As with any research machine, the DRTE system was used for a number of "household" calculations, as well as the development of a number of simple computer games. These included tic-tac-toe and hangman, as well as a simple music generator that could play the Colonel Bogey March by attaching a speaker to a particular flip-flop.

===DAR===
In the late 1950s the US was in the midst of rolling out the SAGE system, and became interested in the effects of aurora borealis on radar operation. An agreement was eventually signed between the DRB and US Air Force, with the Air Force providing two million dollars to build a radar research center modelled on MIT's Lincoln Laboratory, which had provided much of the US technical lead in radar systems.

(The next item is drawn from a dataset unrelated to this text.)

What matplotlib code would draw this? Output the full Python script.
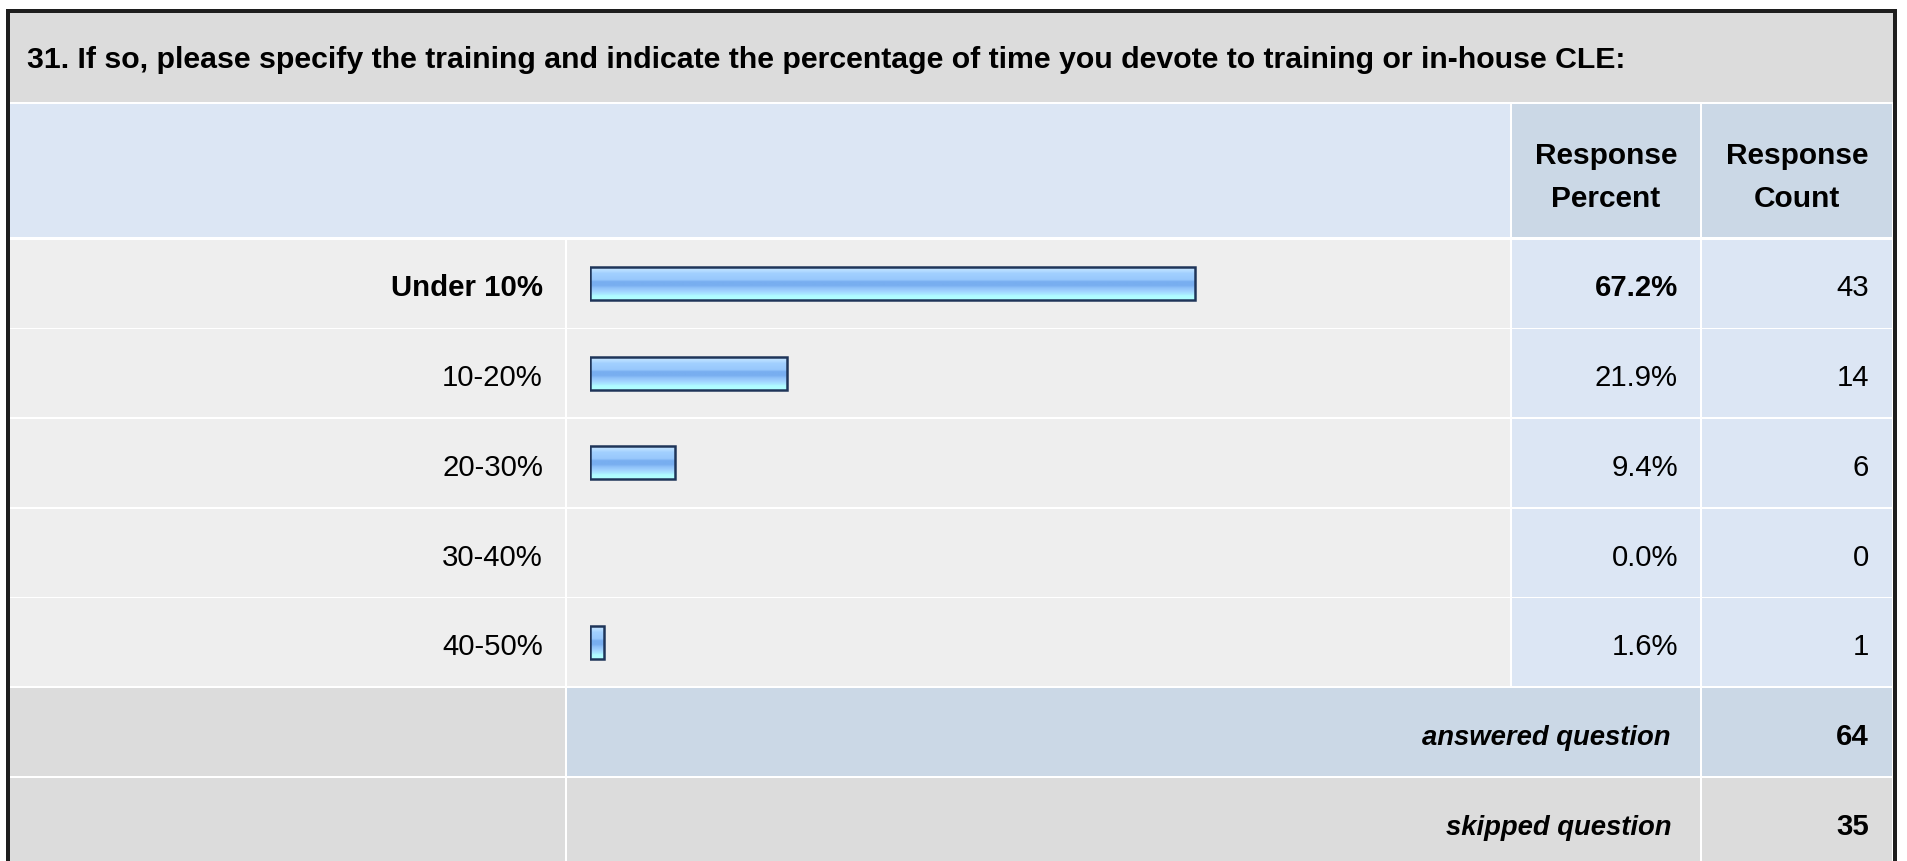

The DRB proposed a site between five and six hundred miles from the Churchill Rocket Research Range, which was already being used for extensive aurora research with their rocketry program. Such a location would allow the radars to directly measure the effects of aurora on radar by tracking the rocket launches. Eventually a site outside Prince Albert, Saskatchewan was selected; it has been suggested this was due to it being Prime Minister's John Diefenbaker home riding. The new site was opened in June 1959, known as the Prince Albert Radar Laboratory, or PARL.

In order to quickly record data during test runs, the DRTE built a custom system known as DAR, the Digital Analyzer and Recorder. DAR was a fairly high-priority project, and some of the manpower originally working on the DRTE computer were put on DAR instead. The machine itself consisted of a non-programmable computer that read the data into 40,000 bits of core memory, tagged it with timecode and other information, and then wrote it to magnetic tape. DAR was used for a number of years, and had to be rebuilt after a fire in 1962.

===Alouette===
In 1958 the DRB sent a proposal to NASA to launch a "topside sounder", which would take measurements of the Earth's ionosphere from space. This was a topic of some importance at the time; the DRB was conducting a major ionospheric research program in order to build a very-long-distance communications system (which would later be used on the Mid-Canada Line and DEW Line). The various US agencies that commented on the system were highly sceptical that the DRB could build such a device, but suggested they do so anyway as a backup to their own much simpler design. In the end the US design ran into lengthy delays, and the "too advanced" Canadian design was eventually launched in 1962 as Alouette I.

While Alouette was being designed, a major question about the lifetime of the solar cells powering the system came to be solved on the DRTE computer. They developed a program that simulated the effects of precession on the satellite's orbit, and used this information to calculate the percentage of time that sunlight fell on it. The result proved the system would have more than enough power. While it was designed with a lifetime of only one year, Alouette I eventually ran for ten years before being shut off.

The computer was also put into use generating tracking commands for the receiver dish antenna in Ottawa that downloaded data from Alouette. The antenna could not track through "straight up", and had to be rotated 180 degrees to track back down to the opposite horizon. The movement was controlled by a simple system reading a paper tape. The computer produced tapes so the dish would be slowly rotated as it tracked the satellite, thereby guaranteeing no "dead time". Eventually a library of tapes was built up for any possible pass.